Pictures stay out of this copy, which runs from the first line of the material through the line containing "const leftYTicks = [0,1,2,3,4,5,6];".

* [Material]:
============================================================

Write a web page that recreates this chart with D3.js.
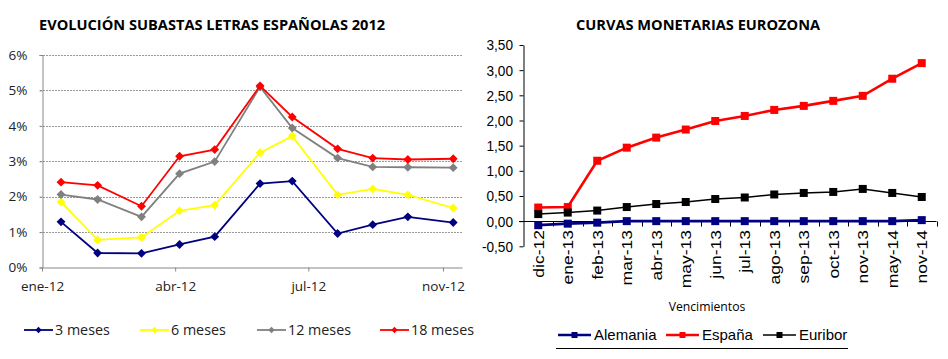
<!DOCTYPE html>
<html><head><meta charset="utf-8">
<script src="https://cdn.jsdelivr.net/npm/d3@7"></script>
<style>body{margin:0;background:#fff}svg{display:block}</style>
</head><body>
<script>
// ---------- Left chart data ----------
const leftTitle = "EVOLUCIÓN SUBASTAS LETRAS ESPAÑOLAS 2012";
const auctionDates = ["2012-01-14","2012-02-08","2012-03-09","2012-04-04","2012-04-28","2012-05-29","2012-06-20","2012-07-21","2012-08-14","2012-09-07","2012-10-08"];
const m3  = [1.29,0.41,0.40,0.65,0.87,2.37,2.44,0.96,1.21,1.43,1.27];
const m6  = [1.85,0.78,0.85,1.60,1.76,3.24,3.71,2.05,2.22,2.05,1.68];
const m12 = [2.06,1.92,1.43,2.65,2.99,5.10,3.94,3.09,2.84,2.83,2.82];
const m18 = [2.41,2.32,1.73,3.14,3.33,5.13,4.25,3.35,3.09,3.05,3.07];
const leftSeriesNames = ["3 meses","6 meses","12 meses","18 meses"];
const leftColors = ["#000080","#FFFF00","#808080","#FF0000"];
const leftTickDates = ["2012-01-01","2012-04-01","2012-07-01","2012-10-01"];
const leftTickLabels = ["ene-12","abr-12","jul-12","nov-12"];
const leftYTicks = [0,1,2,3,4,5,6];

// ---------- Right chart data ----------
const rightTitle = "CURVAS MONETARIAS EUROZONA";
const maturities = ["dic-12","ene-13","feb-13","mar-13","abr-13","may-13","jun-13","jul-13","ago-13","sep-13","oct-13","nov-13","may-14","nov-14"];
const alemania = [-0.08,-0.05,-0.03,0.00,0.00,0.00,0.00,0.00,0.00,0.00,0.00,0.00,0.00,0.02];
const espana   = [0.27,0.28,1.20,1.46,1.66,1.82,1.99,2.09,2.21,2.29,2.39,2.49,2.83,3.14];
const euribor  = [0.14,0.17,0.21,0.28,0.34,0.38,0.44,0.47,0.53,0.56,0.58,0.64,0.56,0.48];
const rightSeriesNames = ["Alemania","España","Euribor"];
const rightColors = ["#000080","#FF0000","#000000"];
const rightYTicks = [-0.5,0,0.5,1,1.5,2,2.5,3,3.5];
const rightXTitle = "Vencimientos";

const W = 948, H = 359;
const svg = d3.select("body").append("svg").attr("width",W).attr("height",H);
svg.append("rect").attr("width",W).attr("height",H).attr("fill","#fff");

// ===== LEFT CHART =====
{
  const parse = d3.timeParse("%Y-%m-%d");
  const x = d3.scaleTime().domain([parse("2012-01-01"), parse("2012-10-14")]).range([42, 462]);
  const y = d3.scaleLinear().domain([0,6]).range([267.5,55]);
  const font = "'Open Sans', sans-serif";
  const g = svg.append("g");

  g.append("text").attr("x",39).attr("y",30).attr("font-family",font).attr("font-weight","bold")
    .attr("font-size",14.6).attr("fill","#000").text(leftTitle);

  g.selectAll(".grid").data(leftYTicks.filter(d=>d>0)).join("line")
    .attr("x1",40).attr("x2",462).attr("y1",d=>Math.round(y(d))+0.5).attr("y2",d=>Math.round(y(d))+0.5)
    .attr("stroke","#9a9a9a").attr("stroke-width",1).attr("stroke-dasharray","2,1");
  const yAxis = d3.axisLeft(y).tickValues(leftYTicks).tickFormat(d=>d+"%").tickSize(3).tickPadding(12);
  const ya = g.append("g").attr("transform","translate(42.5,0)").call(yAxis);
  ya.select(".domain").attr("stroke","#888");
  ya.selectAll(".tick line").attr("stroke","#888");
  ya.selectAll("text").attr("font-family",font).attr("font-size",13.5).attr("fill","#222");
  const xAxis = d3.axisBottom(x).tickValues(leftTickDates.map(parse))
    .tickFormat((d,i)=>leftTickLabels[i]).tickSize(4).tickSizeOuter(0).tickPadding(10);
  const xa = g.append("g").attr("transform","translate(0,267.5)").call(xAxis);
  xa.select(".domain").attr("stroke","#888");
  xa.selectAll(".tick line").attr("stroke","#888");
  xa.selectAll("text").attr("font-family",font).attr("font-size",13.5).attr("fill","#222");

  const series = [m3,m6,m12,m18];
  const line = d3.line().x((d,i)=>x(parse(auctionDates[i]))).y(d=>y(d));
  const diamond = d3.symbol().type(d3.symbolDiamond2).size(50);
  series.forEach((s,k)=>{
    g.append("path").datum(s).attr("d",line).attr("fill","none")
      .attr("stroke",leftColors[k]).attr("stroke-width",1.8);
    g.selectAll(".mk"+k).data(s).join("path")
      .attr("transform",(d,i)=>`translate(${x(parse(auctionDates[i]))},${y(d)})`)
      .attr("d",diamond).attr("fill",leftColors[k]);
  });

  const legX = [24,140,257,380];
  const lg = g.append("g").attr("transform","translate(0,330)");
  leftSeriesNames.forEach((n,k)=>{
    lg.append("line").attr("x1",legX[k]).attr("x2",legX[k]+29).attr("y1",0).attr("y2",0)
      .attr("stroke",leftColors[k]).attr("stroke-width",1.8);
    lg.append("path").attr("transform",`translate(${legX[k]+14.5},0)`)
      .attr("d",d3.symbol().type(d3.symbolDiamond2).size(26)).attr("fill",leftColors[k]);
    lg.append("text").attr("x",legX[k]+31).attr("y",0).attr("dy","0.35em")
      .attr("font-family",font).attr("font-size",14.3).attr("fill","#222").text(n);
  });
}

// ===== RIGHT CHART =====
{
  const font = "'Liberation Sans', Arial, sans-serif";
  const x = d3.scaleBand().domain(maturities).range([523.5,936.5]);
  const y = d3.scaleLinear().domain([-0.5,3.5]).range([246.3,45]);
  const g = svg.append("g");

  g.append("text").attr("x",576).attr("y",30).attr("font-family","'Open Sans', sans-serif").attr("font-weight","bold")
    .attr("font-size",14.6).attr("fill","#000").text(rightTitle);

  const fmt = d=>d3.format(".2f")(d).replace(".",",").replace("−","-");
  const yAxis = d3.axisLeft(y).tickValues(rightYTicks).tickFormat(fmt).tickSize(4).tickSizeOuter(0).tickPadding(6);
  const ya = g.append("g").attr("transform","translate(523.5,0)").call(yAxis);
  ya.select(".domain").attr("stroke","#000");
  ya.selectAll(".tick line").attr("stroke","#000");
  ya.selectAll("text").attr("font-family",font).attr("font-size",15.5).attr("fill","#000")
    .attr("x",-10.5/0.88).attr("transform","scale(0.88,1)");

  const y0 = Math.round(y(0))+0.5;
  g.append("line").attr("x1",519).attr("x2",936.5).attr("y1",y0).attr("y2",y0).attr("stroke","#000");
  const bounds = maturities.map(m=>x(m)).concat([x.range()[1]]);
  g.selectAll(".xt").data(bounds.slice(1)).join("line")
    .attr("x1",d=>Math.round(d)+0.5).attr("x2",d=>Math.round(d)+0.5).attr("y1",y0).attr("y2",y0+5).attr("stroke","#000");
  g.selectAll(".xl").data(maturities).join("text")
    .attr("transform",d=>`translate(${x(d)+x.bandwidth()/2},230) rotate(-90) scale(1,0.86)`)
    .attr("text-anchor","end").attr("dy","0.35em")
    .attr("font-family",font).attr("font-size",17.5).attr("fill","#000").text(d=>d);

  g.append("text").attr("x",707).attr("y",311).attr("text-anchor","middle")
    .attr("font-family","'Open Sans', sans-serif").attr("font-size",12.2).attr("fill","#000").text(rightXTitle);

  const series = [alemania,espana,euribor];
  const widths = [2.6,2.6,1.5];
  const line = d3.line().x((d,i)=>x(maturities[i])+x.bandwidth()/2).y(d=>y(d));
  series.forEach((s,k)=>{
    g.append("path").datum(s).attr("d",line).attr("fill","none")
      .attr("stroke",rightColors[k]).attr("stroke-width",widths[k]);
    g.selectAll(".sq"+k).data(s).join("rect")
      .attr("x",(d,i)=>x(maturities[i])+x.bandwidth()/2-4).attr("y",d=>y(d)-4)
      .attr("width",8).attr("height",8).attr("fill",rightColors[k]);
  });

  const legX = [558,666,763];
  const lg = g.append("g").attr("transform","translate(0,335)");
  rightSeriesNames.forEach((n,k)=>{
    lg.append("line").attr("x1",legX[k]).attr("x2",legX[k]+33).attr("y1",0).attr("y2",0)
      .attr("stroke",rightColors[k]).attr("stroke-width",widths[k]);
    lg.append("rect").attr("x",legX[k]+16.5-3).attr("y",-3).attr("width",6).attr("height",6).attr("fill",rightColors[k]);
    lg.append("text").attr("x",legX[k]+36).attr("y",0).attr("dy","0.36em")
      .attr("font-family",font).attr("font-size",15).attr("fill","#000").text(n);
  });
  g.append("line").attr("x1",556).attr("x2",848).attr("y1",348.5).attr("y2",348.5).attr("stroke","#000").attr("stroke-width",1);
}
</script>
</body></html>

============================================================

* [Complete response]:
Write a web page that recreates this chart with D3.js.
<!DOCTYPE html>
<html><head><meta charset="utf-8">
<script src="https://cdn.jsdelivr.net/npm/d3@7"></script>
<style>body{margin:0;background:#fff}svg{display:block}</style>
</head><body>
<script>
// ---------- Left chart data ----------
const leftTitle = "EVOLUCIÓN SUBASTAS LETRAS ESPAÑOLAS 2012";
const auctionDates = ["2012-01-14","2012-02-08","2012-03-09","2012-04-04","2012-04-28","2012-05-29","2012-06-20","2012-07-21","2012-08-14","2012-09-07","2012-10-08"];
const m3  = [1.29,0.41,0.40,0.65,0.87,2.37,2.44,0.96,1.21,1.43,1.27];
const m6  = [1.85,0.78,0.85,1.60,1.76,3.24,3.71,2.05,2.22,2.05,1.68];
const m12 = [2.06,1.92,1.43,2.65,2.99,5.10,3.94,3.09,2.84,2.83,2.82];
const m18 = [2.41,2.32,1.73,3.14,3.33,5.13,4.25,3.35,3.09,3.05,3.07];
const leftSeriesNames = ["3 meses","6 meses","12 meses","18 meses"];
const leftColors = ["#000080","#FFFF00","#808080","#FF0000"];
const leftTickDates = ["2012-01-01","2012-04-01","2012-07-01","2012-10-01"];
const leftTickLabels = ["ene-12","abr-12","jul-12","nov-12"];
const leftYTicks = [0,1,2,3,4,5,6];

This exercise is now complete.